When our rocket STR-03 “Black Bird” left the ramp it was already doomed to go on a ballistic trajectory and hit the ground at about 150m/s (540km/h). back then we didn’t know, but 18 seconds later when recovery-ejection was triggered and the dedicated servo tried to open the ball-valve (to release pressure from a CO2-capsule into the parachute-compartment) it stuck. Telemetry showed that the motor was not able to turn the valve open. therefore no Co2 from the Capsule into the parachute-compartment, no pressure to separate the nosecone-section, no drogue, later on no parachute and BANG.
Last-Minute Change of Circuit-Board
How could that be? We tested the separation-valve several times and were pretty confident in our new ejection-mechanism. However during construction we detected an issue, that the ball-valve was a lot harder to open when it was under pressure(approx. 58 Bar) for more than an hour (somehow the valve-ball got pressed into the Teflon seat). We decided to use a servo with significantly more torque (120Ncm instead of 31Ncm) and after that the valve opened reliable any time.
Rather “last minute” we exchanged the servos original circuit-board against a board based on OpenServo V2 from Sparkfun (which had the advantage to feed back actual position and speed – something that ordinary servos cannot). We tested the ejection-mechanism after that and it worked fine, but we did not do the long-time-under-pressure test…
What we did not find out was, that the pimped servo for some reasons had less torque than with its original circuit-board; the degradation in torque was not noticeable at standard conditions, but it “ate” our margin to be able to open the valve after more than an hour under pressure. And the time from pre-launch-assembly to actual launch was more than that.
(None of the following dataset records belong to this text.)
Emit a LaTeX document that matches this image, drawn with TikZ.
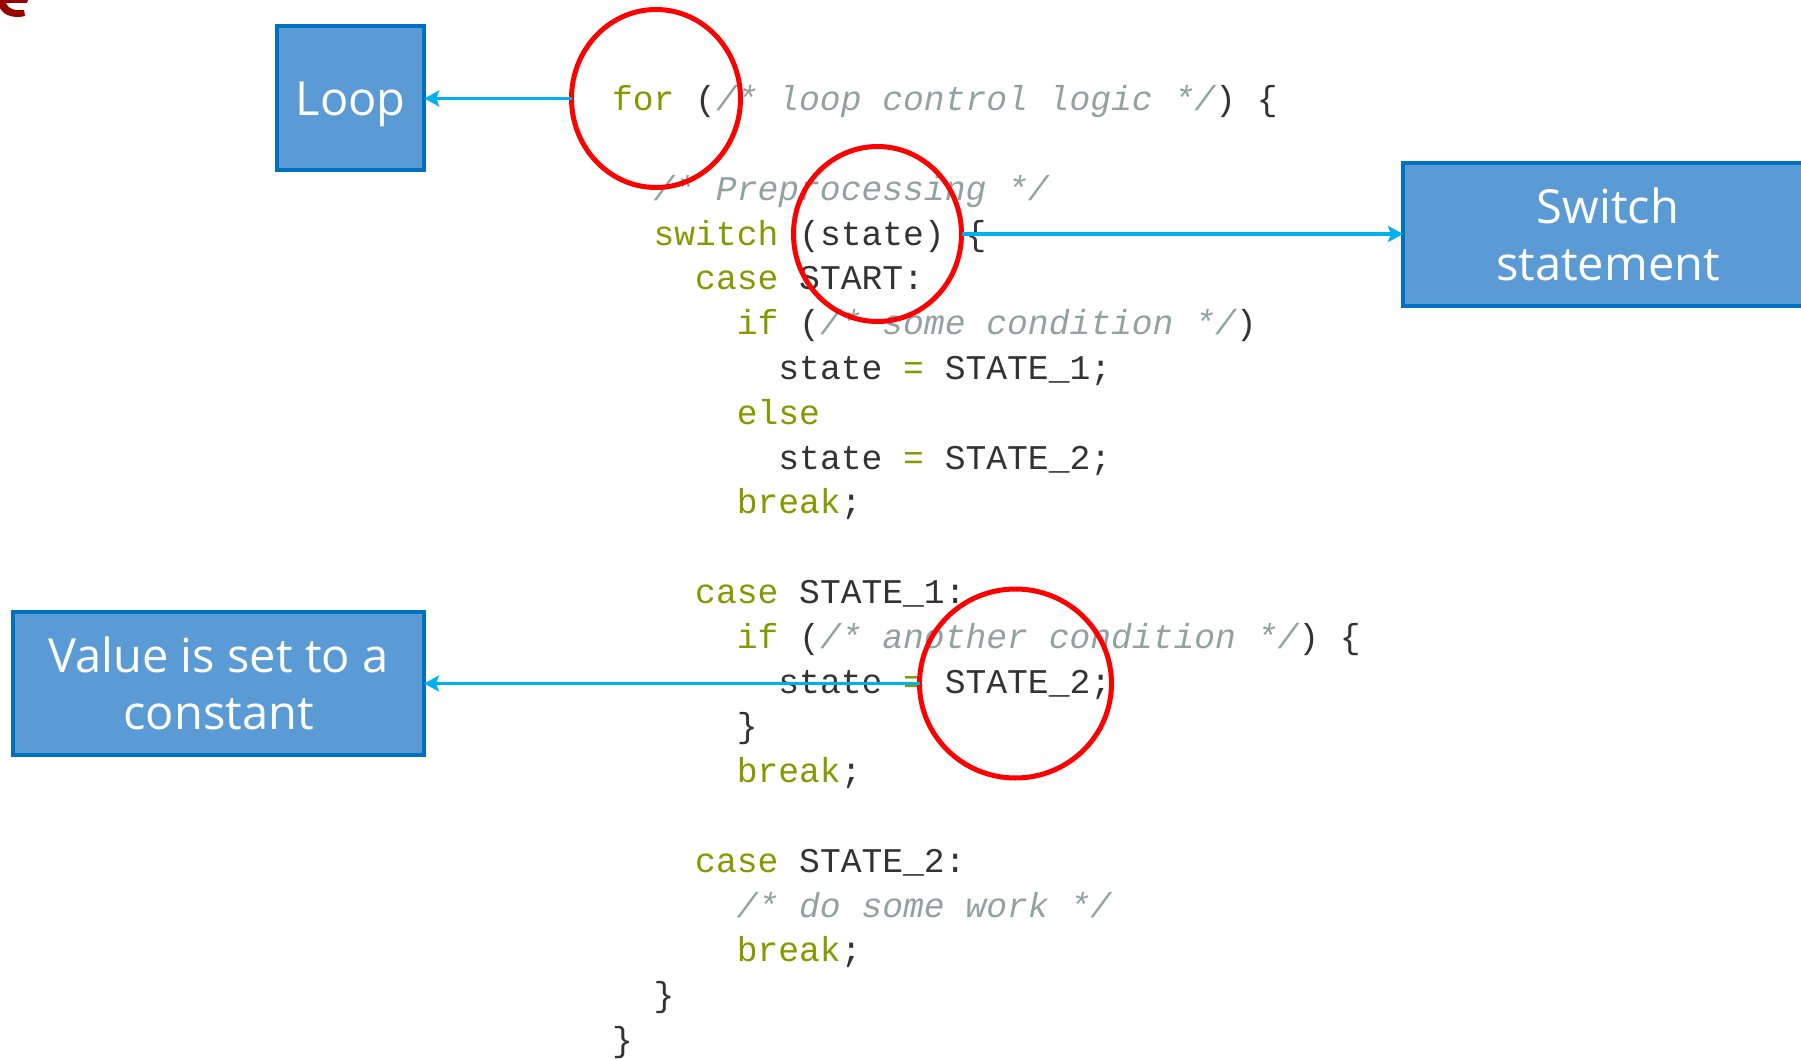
\documentclass[tikz,border=0pt]{standalone}
\usepackage{fontspec}
\setmainfont{Open Sans}
\newfontfamily\codefont{Liberation Mono}
\usetikzlibrary{shapes.geometric,arrows.meta}
\definecolor{kwc}{HTML}{859900}
\definecolor{cmc}{HTML}{93A1A1}
\definecolor{txc}{HTML}{333333}
\definecolor{boxfill}{HTML}{5B9BD5}
\definecolor{boxline}{HTML}{0070C0}
\definecolor{arrc}{HTML}{00B0F0}
\definecolor{ringc}{HTML}{FF0000}
\definecolor{titlec}{HTML}{990000}
\newcommand{\kw}[1]{\textcolor{kwc}{#1}}
\newcommand{\cm}[1]{\textcolor{cmc}{\itshape #1}}
\tikzset{
  codeline/.style={anchor=base west, inner sep=0pt, outer sep=0pt, text=txc,
    font=\codefont\fontsize{34.66}{44.8}\selectfont},
  bluebox/.style={draw=boxline, line width=4pt, fill=boxfill, text=white,
    align=center, inner sep=0pt, outer sep=0pt, minimum height=143pt,
    font=\fontsize{47}{57}\selectfont},
  ring/.style={ellipse, draw=ringc, line width=5pt, inner sep=0pt, outer sep=0pt},
  callout/.style={draw=arrc, line width=3.5pt, -{Stealth[length=15pt,width=16pt,inset=3pt]}}
}
\begin{document}
\begin{tikzpicture}[x=1pt,y=-1pt]
\useasboundingbox (0,0) rectangle (1801,1059);
\clip (0,0) rectangle (1801,1059);
% fragment of a title at the top left
\fill[titlec] (0,0) -- (28,0) -- (27,3) -- (6,3) .. controls (8,9) and (15,11) .. (24,10)
  -- (25,16) .. controls (14,19) and (3,15) .. (0,8) -- cycle;
% code
\node[codeline] (l0)  at (612,110.7)   {\kw{for} (\cm{/* loop control logic */}) \{};
\node[codeline] (l2)  at (653.6,200.3) {\cm{/* Preprocessing */}};
\node[codeline] (l3)  at (653.6,245.1) {\kw{switch} (state) \{};
\node[codeline] (l4)  at (695.2,289.9) {\kw{case} START:};
\node[codeline] (l5)  at (736.8,334.7) {\kw{if} (\cm{/* some condition */})};
\node[codeline] (l6)  at (778.4,379.5) {state \kw{=} STATE\_1;};
\node[codeline] (l7)  at (736.8,424.3) {\kw{else}};
\node[codeline] (l8)  at (778.4,469.1) {state \kw{=} STATE\_2;};
\node[codeline] (l9)  at (736.8,513.9) {\kw{break};};
\node[codeline] (l11) at (695.2,603.5) {\kw{case} STATE\_1:};
\node[codeline] (l12) at (736.8,648.3) {\kw{if} (\cm{/* another condition */}) \{};
\node[codeline] (l13) at (778.4,693.1) {state \kw{=} STATE\_2;};
\node[codeline] (l14) at (736.8,737.9) {\}};
\node[codeline] (l15) at (736.8,782.7) {\kw{break};};
\node[codeline] (l17) at (695.2,872.3) {\kw{case} STATE\_2:};
\node[codeline] (l18) at (736.8,917.1) {\cm{/* do some work */}};
\node[codeline] (l19) at (736.8,961.9) {\kw{break};};
\node[codeline] (l20) at (653.6,1006.7) {\}};
\node[codeline] (l21) at (612,1051.5)  {\}};
% boxes
\node[bluebox, minimum width=147pt, minimum height=144pt, text depth=0pt] (loop) at (350.75,98.5) {Loop};
\node[bluebox, minimum width=410pt] (switch) at (1608,234.5) {Switch\\statement};
\node[bluebox, minimum width=411pt] (value) at (218.5,683.5) {Value is set to a\\constant};
% rings
\node[ring, minimum width=169pt, minimum height=178pt] (c1) at (656,98.5) {};
\node[ring, minimum width=168pt, minimum height=175pt] (c2) at (877.5,234) {};
\node[ring, minimum width=192pt, minimum height=189pt] (c3) at (1015.5,683.5) {};
% connectors
\draw[callout] (c1.west) -- (c1.west -| loop.east);
\draw[callout] (c2.east) -- (c2.east -| switch.west);
\draw[callout] (c3.west) -- (c3.west -| value.east);
\end{tikzpicture}
\end{document}
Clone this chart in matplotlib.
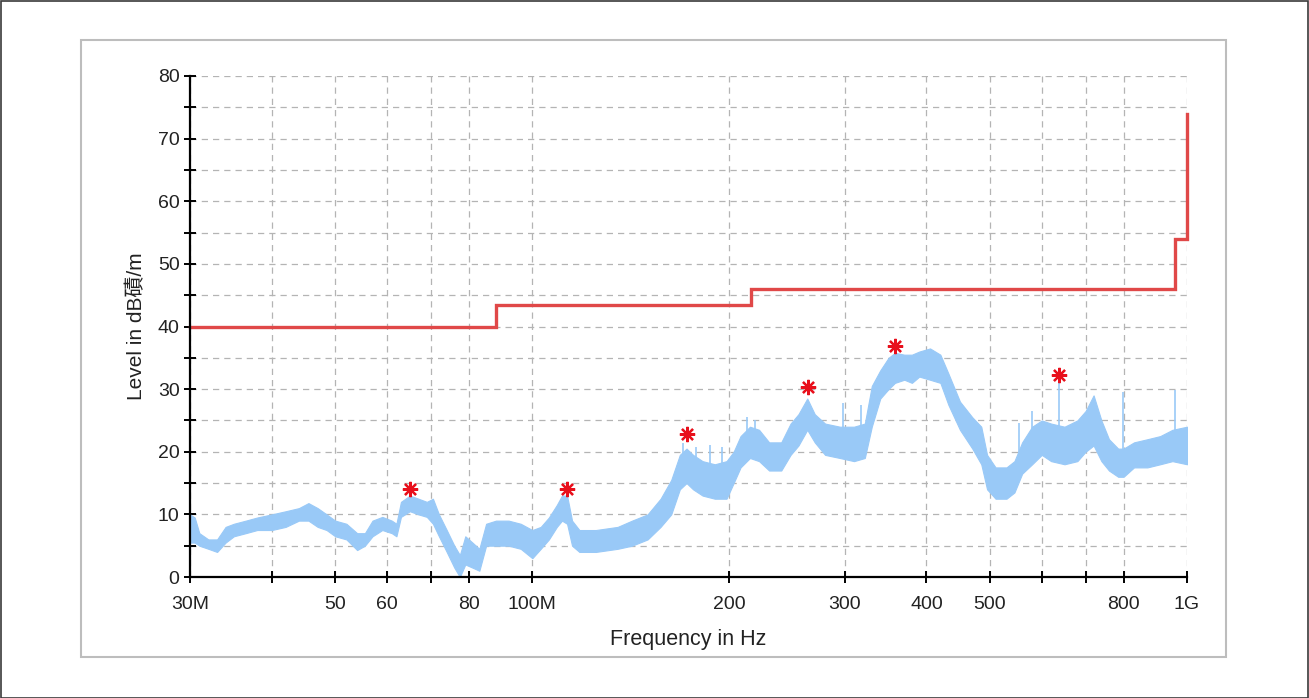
import matplotlib
matplotlib.use("Agg")
import matplotlib.pyplot as plt
from matplotlib.patches import Rectangle
from matplotlib.ticker import FixedLocator, FixedFormatter, NullLocator

plt.rcParams['font.family'] = ['Liberation Sans', 'Noto Sans CJK SC', 'DejaVu Sans']

# ---- data (frequencies in MHz, levels in dB) ----
trace_freq = [30.0, 30.5, 31.0, 32.0, 33.0, 34.0, 35.0, 36.5, 38.0, 40.0, 42.0, 44.0,
              45.5, 47.0, 48.5, 50.0, 52.0, 54.0, 55.5, 57.0, 59.0, 61.0, 62.0, 63.0,
              65.0, 67.0, 69.0, 70.5, 72.0, 74.0, 76.0, 77.5, 79.0, 81.0, 83.0, 85.0,
              88.0, 92.0, 96.0, 100.0, 103.0, 106.0, 109.0, 111.0, 113.0, 115.0, 118.0,
              125.0, 135.0, 142.0, 150.0, 157.0, 163.0, 168.0, 172.0, 176.0, 182.0,
              190.0, 198.0, 203.0, 208.0, 215.0, 222.0, 230.0, 240.0, 248.0, 255.0,
              263.0, 270.0, 280.0, 295.0, 310.0, 322.0, 330.0, 340.0, 350.0, 358.0,
              370.0, 380.0, 390.0, 405.0, 420.0, 432.0, 450.0, 470.0, 485.0, 495.0,
              510.0, 530.0, 545.0, 560.0, 580.0, 600.0, 620.0, 650.0, 680.0, 700.0,
              720.0, 740.0, 760.0, 785.0, 800.0, 830.0, 870.0, 910.0, 950.0, 1000.0]
trace_low = [5.5, 5.5, 5.0, 4.5, 4.0, 5.5, 6.5, 7.0, 7.5, 7.5, 8.0, 9.0,
             9.0, 8.0, 7.5, 6.5, 6.0, 4.3, 5.0, 6.5, 7.5, 7.0, 6.5, 9.6,
             10.5, 10.0, 9.6, 8.5, 6.5, 4.0, 1.5, 0.0, 2.0, 1.5, 1.0, 5.0,
             5.0, 5.0, 4.5, 3.0, 4.5, 6.0, 8.0, 9.0, 8.5, 5.0, 4.0,
             4.0, 4.5, 5.0, 6.0, 8.0, 10.0, 14.0, 15.0, 14.0, 13.0,
             12.5, 12.5, 15.0, 17.5, 19.0, 18.5, 17.0, 17.0, 19.5, 21.0,
             23.5, 21.5, 19.5, 19.0, 18.5, 19.0, 24.0, 28.5, 30.0, 31.0,
             31.5, 31.0, 32.0, 31.5, 31.0, 27.5, 23.5, 20.5, 18.0, 14.0,
             12.5, 12.5, 13.5, 16.5, 18.0, 19.5, 18.5, 18.0, 18.5, 20.0,
             21.0, 18.5, 17.0, 16.0, 16.0, 17.5, 17.5, 18.0, 18.5, 18.0]
trace_high = [10.0, 9.5, 7.0, 6.0, 6.0, 8.0, 8.5, 9.0, 9.5, 10.0, 10.5, 11.0,
              11.8, 11.0, 10.0, 9.0, 8.5, 7.0, 7.0, 9.0, 9.6, 9.0, 8.5, 12.0,
              13.0, 12.5, 12.0, 12.5, 10.0, 7.5, 5.0, 3.5, 6.5, 5.5, 4.5, 8.5,
              9.0, 9.0, 8.5, 7.5, 8.0, 9.5, 11.5, 13.0, 13.0, 9.0, 7.5,
              7.5, 8.0, 9.0, 10.0, 12.5, 15.5, 19.5, 20.5, 19.5, 18.5,
              18.0, 18.5, 20.0, 22.5, 24.0, 23.5, 21.5, 21.5, 24.5, 26.0,
              28.5, 26.0, 24.5, 24.0, 24.0, 24.5, 30.5, 33.0, 35.0, 35.8,
              35.5, 35.5, 36.0, 36.5, 35.5, 32.5, 28.0, 25.5, 24.0, 19.5,
              17.5, 17.5, 18.5, 21.5, 24.0, 25.0, 24.5, 24.0, 25.0, 26.5,
              29.0, 25.0, 22.0, 20.5, 20.5, 21.5, 22.0, 22.5, 23.5, 24.0]

spike_freq = [170.0, 178.0, 187.0, 195.0, 213.0, 219.0, 258.0, 298.0, 318.0, 553.0, 580.0, 637.0, 798.0, 960.0]
spike_base = [17.0, 17.0, 16.0, 16.0, 21.0, 21.0, 23.0, 22.0, 22.0, 16.0, 21.0, 22.0, 18.0, 20.0]
spike_top = [21.4, 20.8, 21.0, 20.8, 25.5, 25.0, 26.5, 27.8, 27.5, 24.6, 26.5, 31.5, 29.5, 29.8]

limit_freq = [30.0, 88.0, 88.0, 216.0, 216.0, 960.0, 960.0, 1000.0, 1000.0]
limit_level = [40.0, 40.0, 43.5, 43.5, 46.0, 46.0, 54.0, 54.0, 74.0]

peak_freq = [65.0, 113.0, 172.3, 263.7, 358.2, 637.6]
peak_level = [14.0, 14.0, 22.8, 30.3, 36.9, 32.3]

xtick_vals = [30, 40, 50, 60, 70, 80, 100, 200, 300, 400, 500, 600, 700, 800, 1000]
xtick_labels = ["30M", "", "50", "60", "", "80", "100M", "200", "300", "400", "500", "", "", "800", "1G"]

# ---- figure ----
W, H = 1309, 698
fig = plt.figure(figsize=(W / 100, H / 100), dpi=100)
fig.patch.set_facecolor("white")

# outer border and inner panel
fig.add_artist(Rectangle((0.5 / W, 0.5 / H), 1 - 1.5 / W, 1 - 1.5 / H, transform=fig.transFigure,
                         fill=False, edgecolor="#3a3a3a", linewidth=1.2))
fig.add_artist(Rectangle((81 / W, 1 - 657 / H), (1226 - 81) / W, (657 - 40) / H,
                         transform=fig.transFigure, fill=False, edgecolor="#bdbdbd", linewidth=1.5))

ax = fig.add_axes([190 / W, 1 - 577 / H, (1187 - 190) / W, (577 - 76) / H])
ax.set_xscale("log")
ax.set_xlim(30, 1000)
ax.set_ylim(0, 80)

blue = "#99c9f7"
ax.fill_between(trace_freq, trace_low, trace_high, color=blue, linewidth=0.8, edgecolor=blue, zorder=3)
ax.vlines(spike_freq, spike_base, spike_top, color=blue, linewidth=1.2, zorder=3)

ax.plot(limit_freq, limit_level, color="#e04848", linewidth=2.4, zorder=4,
        solid_joinstyle="miter", clip_on=False)

ax.plot(peak_freq, peak_level, linestyle="none", marker=(8, 2, 0), markersize=11,
        markeredgewidth=1.6, color="#e8101c", zorder=5)
ax.plot(peak_freq, peak_level, linestyle="none", marker="o", markersize=4, color="#e8101c", zorder=5)

# ticks
ax.xaxis.set_major_locator(FixedLocator(xtick_vals))
ax.xaxis.set_major_formatter(FixedFormatter(xtick_labels))
ax.xaxis.set_minor_locator(NullLocator())
ax.set_yticks(range(0, 81, 10))
ax.set_yticks(range(5, 81, 10), minor=True)

ax.tick_params(axis="both", which="both", direction="inout", length=9, width=1.4, color="black",
               labelsize=14, labelcolor="#222222")
ax.tick_params(axis="x", which="major", pad=9)
ax.tick_params(axis="y", which="major", pad=3)

ax.grid(True, which="both", axis="y", color="#b4b4b4", linestyle=(0, (5, 4)), linewidth=0.9)
ax.grid(True, which="major", axis="x", color="#b4b4b4", linestyle=(0, (5, 4)), linewidth=0.9)
ax.set_axisbelow(True)

for s in ["top", "right"]:
    ax.spines[s].set_visible(False)
for s in ["left", "bottom"]:
    ax.spines[s].set_linewidth(1.6)
    ax.spines[s].set_color("black")
    ax.spines[s].set_zorder(6)

ax.set_xlabel("Frequency in Hz", fontsize=15.5, color="#222222", labelpad=12)
ax.set_ylabel("Level in dB磧/m", fontsize=15, color="#222222", labelpad=8)

fig.savefig("out.png", dpi=100, facecolor="white")
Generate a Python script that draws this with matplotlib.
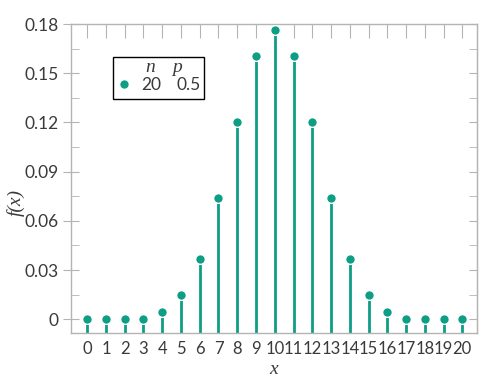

We tried to estimate the crash-site-location from the received gps-points, but sadly the search area was quite large and a rough terrain. Search time was very limited too, as it was not allowed to be around during launches. After all, there is still hope that somebody might find our rocket or parts of it later on and identify it from one of the stickers…
It was a “hard lesson to be learned” and it is really bad to loose a vehicle at maiden flight. At the other hand about two thirds of our effort went into making the tools for STR-03. The next version – STR-03A – will be significantly improved and easier and faster built than its predecessor. Last but not least STR-03 in fact accomplished its mission: We received most of the desired data via telemetry. Analysis is still ongoing and results will be presented later on.